- Raw data
____________

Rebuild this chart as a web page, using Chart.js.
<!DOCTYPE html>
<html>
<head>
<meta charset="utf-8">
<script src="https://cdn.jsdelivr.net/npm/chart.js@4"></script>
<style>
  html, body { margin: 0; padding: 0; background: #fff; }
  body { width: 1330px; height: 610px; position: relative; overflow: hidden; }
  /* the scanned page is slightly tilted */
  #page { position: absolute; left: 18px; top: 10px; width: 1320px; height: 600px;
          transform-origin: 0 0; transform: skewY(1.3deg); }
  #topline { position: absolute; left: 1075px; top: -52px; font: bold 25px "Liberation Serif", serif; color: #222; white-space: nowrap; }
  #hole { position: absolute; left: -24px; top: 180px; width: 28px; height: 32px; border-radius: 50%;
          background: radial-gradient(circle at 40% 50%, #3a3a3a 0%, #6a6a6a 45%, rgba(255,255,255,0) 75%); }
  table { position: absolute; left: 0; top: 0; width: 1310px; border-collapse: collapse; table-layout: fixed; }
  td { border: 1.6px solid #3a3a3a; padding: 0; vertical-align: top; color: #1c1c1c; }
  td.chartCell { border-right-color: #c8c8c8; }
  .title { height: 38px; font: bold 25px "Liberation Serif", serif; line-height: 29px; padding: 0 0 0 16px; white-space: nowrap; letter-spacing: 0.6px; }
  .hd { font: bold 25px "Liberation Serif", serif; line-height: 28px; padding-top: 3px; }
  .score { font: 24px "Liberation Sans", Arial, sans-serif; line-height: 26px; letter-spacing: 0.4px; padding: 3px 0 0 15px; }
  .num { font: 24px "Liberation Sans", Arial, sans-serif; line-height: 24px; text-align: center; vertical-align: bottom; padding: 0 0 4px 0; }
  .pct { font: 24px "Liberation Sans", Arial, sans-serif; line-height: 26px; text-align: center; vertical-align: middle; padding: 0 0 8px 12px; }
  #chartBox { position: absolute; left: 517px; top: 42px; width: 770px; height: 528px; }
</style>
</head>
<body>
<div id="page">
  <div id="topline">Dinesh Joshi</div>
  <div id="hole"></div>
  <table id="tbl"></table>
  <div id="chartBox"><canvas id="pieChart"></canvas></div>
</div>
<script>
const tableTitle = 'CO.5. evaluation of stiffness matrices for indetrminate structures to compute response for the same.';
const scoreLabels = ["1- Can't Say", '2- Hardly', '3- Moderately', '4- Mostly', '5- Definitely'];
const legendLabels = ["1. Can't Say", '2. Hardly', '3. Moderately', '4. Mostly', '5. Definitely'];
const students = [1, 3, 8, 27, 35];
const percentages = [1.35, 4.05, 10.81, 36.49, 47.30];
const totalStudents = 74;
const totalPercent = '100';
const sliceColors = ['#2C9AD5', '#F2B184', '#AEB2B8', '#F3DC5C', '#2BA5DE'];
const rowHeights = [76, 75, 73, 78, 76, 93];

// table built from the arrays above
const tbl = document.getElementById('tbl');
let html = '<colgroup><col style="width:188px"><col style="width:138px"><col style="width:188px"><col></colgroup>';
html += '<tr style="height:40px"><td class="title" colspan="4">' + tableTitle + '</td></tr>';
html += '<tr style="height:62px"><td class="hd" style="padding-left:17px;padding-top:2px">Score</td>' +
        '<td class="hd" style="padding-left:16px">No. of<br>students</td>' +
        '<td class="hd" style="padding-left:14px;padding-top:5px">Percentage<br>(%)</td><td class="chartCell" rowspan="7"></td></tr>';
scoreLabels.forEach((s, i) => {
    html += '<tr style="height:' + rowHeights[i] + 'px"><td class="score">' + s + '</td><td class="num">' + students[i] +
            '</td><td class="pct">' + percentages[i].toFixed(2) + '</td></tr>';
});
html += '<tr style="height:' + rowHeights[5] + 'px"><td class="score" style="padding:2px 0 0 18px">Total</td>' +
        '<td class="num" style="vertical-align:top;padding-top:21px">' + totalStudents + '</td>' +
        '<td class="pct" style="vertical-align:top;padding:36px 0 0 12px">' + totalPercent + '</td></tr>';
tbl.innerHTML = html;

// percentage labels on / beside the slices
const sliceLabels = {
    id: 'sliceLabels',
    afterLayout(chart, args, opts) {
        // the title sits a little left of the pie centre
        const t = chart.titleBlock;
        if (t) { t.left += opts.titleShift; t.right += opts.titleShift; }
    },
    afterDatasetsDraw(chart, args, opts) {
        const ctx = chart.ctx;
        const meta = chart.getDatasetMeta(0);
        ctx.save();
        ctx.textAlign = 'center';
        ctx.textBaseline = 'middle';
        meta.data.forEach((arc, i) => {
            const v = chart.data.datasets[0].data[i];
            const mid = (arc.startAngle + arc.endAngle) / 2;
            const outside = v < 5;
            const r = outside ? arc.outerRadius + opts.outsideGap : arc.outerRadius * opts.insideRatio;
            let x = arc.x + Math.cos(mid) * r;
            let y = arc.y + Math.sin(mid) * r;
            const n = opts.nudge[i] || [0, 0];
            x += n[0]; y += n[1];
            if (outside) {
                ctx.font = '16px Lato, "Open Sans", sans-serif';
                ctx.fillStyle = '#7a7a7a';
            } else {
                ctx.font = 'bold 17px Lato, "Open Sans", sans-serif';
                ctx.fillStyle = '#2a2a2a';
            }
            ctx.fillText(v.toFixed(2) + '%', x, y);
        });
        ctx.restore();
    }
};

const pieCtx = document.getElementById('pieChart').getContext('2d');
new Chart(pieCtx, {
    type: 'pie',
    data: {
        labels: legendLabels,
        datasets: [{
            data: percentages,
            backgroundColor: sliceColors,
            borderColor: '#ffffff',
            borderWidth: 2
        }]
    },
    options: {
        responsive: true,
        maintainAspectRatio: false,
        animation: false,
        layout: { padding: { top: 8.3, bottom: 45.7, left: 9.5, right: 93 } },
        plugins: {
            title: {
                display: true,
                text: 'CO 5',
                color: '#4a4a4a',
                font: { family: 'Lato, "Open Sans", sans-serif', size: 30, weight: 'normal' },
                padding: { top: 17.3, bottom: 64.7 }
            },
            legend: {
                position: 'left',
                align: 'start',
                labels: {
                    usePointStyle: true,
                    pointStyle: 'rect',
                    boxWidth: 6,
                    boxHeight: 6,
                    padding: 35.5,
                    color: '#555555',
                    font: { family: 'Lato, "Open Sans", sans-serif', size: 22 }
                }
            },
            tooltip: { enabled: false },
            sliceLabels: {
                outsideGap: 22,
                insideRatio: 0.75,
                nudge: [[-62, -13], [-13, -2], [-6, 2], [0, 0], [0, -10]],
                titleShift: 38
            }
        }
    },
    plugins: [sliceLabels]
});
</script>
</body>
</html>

____________

- Given task
Reproduce every line of the material above exactly.

- Exercise response
Rebuild this chart as a web page, using Chart.js.
<!DOCTYPE html>
<html>
<head>
<meta charset="utf-8">
<script src="https://cdn.jsdelivr.net/npm/chart.js@4"></script>
<style>
  html, body { margin: 0; padding: 0; background: #fff; }
  body { width: 1330px; height: 610px; position: relative; overflow: hidden; }
  /* the scanned page is slightly tilted */
  #page { position: absolute; left: 18px; top: 10px; width: 1320px; height: 600px;
          transform-origin: 0 0; transform: skewY(1.3deg); }
  #topline { position: absolute; left: 1075px; top: -52px; font: bold 25px "Liberation Serif", serif; color: #222; white-space: nowrap; }
  #hole { position: absolute; left: -24px; top: 180px; width: 28px; height: 32px; border-radius: 50%;
          background: radial-gradient(circle at 40% 50%, #3a3a3a 0%, #6a6a6a 45%, rgba(255,255,255,0) 75%); }
  table { position: absolute; left: 0; top: 0; width: 1310px; border-collapse: collapse; table-layout: fixed; }
  td { border: 1.6px solid #3a3a3a; padding: 0; vertical-align: top; color: #1c1c1c; }
  td.chartCell { border-right-color: #c8c8c8; }
  .title { height: 38px; font: bold 25px "Liberation Serif", serif; line-height: 29px; padding: 0 0 0 16px; white-space: nowrap; letter-spacing: 0.6px; }
  .hd { font: bold 25px "Liberation Serif", serif; line-height: 28px; padding-top: 3px; }
  .score { font: 24px "Liberation Sans", Arial, sans-serif; line-height: 26px; letter-spacing: 0.4px; padding: 3px 0 0 15px; }
  .num { font: 24px "Liberation Sans", Arial, sans-serif; line-height: 24px; text-align: center; vertical-align: bottom; padding: 0 0 4px 0; }
  .pct { font: 24px "Liberation Sans", Arial, sans-serif; line-height: 26px; text-align: center; vertical-align: middle; padding: 0 0 8px 12px; }
  #chartBox { position: absolute; left: 517px; top: 42px; width: 770px; height: 528px; }
</style>
</head>
<body>
<div id="page">
  <div id="topline">Dinesh Joshi</div>
  <div id="hole"></div>
  <table id="tbl"></table>
  <div id="chartBox"><canvas id="pieChart"></canvas></div>
</div>
<script>
const tableTitle = 'CO.5. evaluation of stiffness matrices for indetrminate structures to compute response for the same.';
const scoreLabels = ["1- Can't Say", '2- Hardly', '3- Moderately', '4- Mostly', '5- Definitely'];
const legendLabels = ["1. Can't Say", '2. Hardly', '3. Moderately', '4. Mostly', '5. Definitely'];
const students = [1, 3, 8, 27, 35];
const percentages = [1.35, 4.05, 10.81, 36.49, 47.30];
const totalStudents = 74;
const totalPercent = '100';
const sliceColors = ['#2C9AD5', '#F2B184', '#AEB2B8', '#F3DC5C', '#2BA5DE'];
const rowHeights = [76, 75, 73, 78, 76, 93];

// table built from the arrays above
const tbl = document.getElementById('tbl');
let html = '<colgroup><col style="width:188px"><col style="width:138px"><col style="width:188px"><col></colgroup>';
html += '<tr style="height:40px"><td class="title" colspan="4">' + tableTitle + '</td></tr>';
html += '<tr style="height:62px"><td class="hd" style="padding-left:17px;padding-top:2px">Score</td>' +
        '<td class="hd" style="padding-left:16px">No. of<br>students</td>' +
        '<td class="hd" style="padding-left:14px;padding-top:5px">Percentage<br>(%)</td><td class="chartCell" rowspan="7"></td></tr>';
scoreLabels.forEach((s, i) => {
    html += '<tr style="height:' + rowHeights[i] + 'px"><td class="score">' + s + '</td><td class="num">' + students[i] +
            '</td><td class="pct">' + percentages[i].toFixed(2) + '</td></tr>';
});
html += '<tr style="height:' + rowHeights[5] + 'px"><td class="score" style="padding:2px 0 0 18px">Total</td>' +
        '<td class="num" style="vertical-align:top;padding-top:21px">' + totalStudents + '</td>' +
        '<td class="pct" style="vertical-align:top;padding:36px 0 0 12px">' + totalPercent + '</td></tr>';
tbl.innerHTML = html;

// percentage labels on / beside the slices
const sliceLabels = {
    id: 'sliceLabels',
    afterLayout(chart, args, opts) {
        // the title sits a little left of the pie centre
        const t = chart.titleBlock;
        if (t) { t.left += opts.titleShift; t.right += opts.titleShift; }
    },
    afterDatasetsDraw(chart, args, opts) {
        const ctx = chart.ctx;
        const meta = chart.getDatasetMeta(0);
        ctx.save();
        ctx.textAlign = 'center';
        ctx.textBaseline = 'middle';
        meta.data.forEach((arc, i) => {
            const v = chart.data.datasets[0].data[i];
            const mid = (arc.startAngle + arc.endAngle) / 2;
            const outside = v < 5;
            const r = outside ? arc.outerRadius + opts.outsideGap : arc.outerRadius * opts.insideRatio;
            let x = arc.x + Math.cos(mid) * r;
            let y = arc.y + Math.sin(mid) * r;
            const n = opts.nudge[i] || [0, 0];
            x += n[0]; y += n[1];
            if (outside) {
                ctx.font = '16px Lato, "Open Sans", sans-serif';
                ctx.fillStyle = '#7a7a7a';
            } else {
                ctx.font = 'bold 17px Lato, "Open Sans", sans-serif';
                ctx.fillStyle = '#2a2a2a';
            }
            ctx.fillText(v.toFixed(2) + '%', x, y);
        });
        ctx.restore();
    }
};

const pieCtx = document.getElementById('pieChart').getContext('2d');
new Chart(pieCtx, {
    type: 'pie',
    data: {
        labels: legendLabels,
        datasets: [{
            data: percentages,
            backgroundColor: sliceColors,
            borderColor: '#ffffff',
            borderWidth: 2
        }]
    },
    options: {
        responsive: true,
        maintainAspectRatio: false,
        animation: false,
        layout: { padding: { top: 8.3, bottom: 45.7, left: 9.5, right: 93 } },
        plugins: {
            title: {
                display: true,
                text: 'CO 5',
                color: '#4a4a4a',
                font: { family: 'Lato, "Open Sans", sans-serif', size: 30, weight: 'normal' },
                padding: { top: 17.3, bottom: 64.7 }
            },
            legend: {
                position: 'left',
                align: 'start',
                labels: {
                    usePointStyle: true,
                    pointStyle: 'rect',
                    boxWidth: 6,
                    boxHeight: 6,
                    padding: 35.5,
                    color: '#555555',
                    font: { family: 'Lato, "Open Sans", sans-serif', size: 22 }
                }
            },
            tooltip: { enabled: false },
            sliceLabels: {
                outsideGap: 22,
                insideRatio: 0.75,
                nudge: [[-62, -13], [-13, -2], [-6, 2], [0, 0], [0, -10]],
                titleShift: 38
            }
        }
    },
    plugins: [sliceLabels]
});
</script>
</body>
</html>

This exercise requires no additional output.